I have noticed this spring, that even though we humans do our absolute best at destroying our own environment, what gives us the most joy and awe is celebrating our natural environment. I had the opportunity to visit my son and daughter-in-law in Portland, Oregon, in March, at the height of the cherry blossom season there. Oh my goodness, the people who packed into that park to revel in the beauty of perfectly blooming trees was astounding. Folks from all walks of life were taking pictures, ogling the blossoms while not paying attention to where their feet were, whilst pushing babies in strollers and pulling leashes with pooches. It begs the question of why the constant need to destroy our own home.
This earth day, I had the opportunity to celebrate with the attendees of the Wargo Nature Center’s earth day celebration. We wrote haiku on ‘wood cookies,’ little round pieces of wood prepared for this, so that participants could write a haiku, decorate it and then take their little wood cookie home with them. The older children were able to come up with a haiku and embellish their cookies, while the younger ones had a great time with stickers and markers. It was a delightfully messy time.
For the adults though, the mood was a bit somber as this event took place just two days after the decision to revoke the mining ban in the Boundary Waters Canoe Area Wilderness. The book that Sofia and I created, The Northland Beckons, is a testament to the beauty of the Boundary Waters, Quetico, and the entire Minnesota canoe country experience. It is the reason I am doing what I am doing; trying to spread the love of our beautiful northwoods for younger generations to learn of, explore, and to cherish.
What is one to do with this heaviness? This despair that hangs in the air and stubbornly gums up my soul. When the event was finished, I packed up my things and headed back out to the nature reserve portion where the story walk is located. The Northland Beckons has been the story walk book here since last September and will soon be taken down. I wanted to wander through it to marvel at how some haiku that I had scratched down over the years at various granite sloped BWCA and Quetico campsites, were now here, for anyone to enjoy on a walk through this nature center. My heart was filled with joy and gratitude as the sun sparkled its way through the trees, birdsong filled the air, even the wind caused the tree branches to whisper their delight in sap that now freely coursed through their limbs.

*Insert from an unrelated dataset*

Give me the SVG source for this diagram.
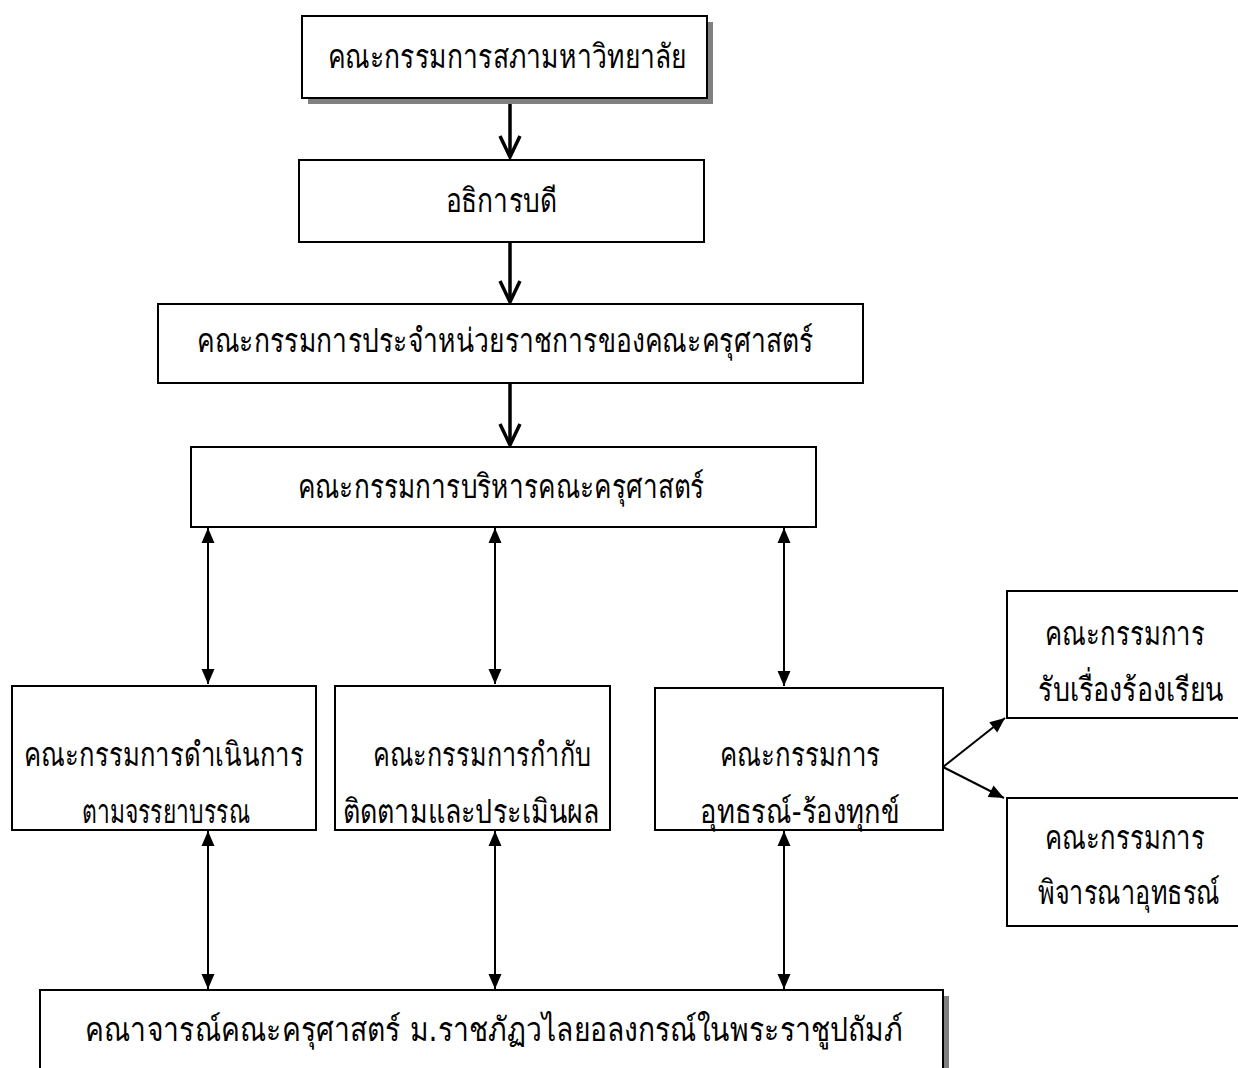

And then I saw her; a beautiful sandhill crane. I do not know if this crane is male or female, but because her long legs reminded me of my mother, I decided she was female. I didn’t want to frighten her, but I did want to get a little closer, so I carefully trailed her. She elegantly high-stepped her way down the story walk path, turning her head from side to side, as if she were reading the pages of the book as she meandered. Did she recognize her forest friends in the pictures? What was she thinking? She promenaded down the length of the story walk and then turned to make her way closer to the water’s edge.
I tarried for quite some time, allowing the stickiness in my soul to clear while the gratitude and awe buoyed up in me. This connection to other created beings in our natural state filled me with the strength to know that we are all in this together, none is greater than the other, we all need each other.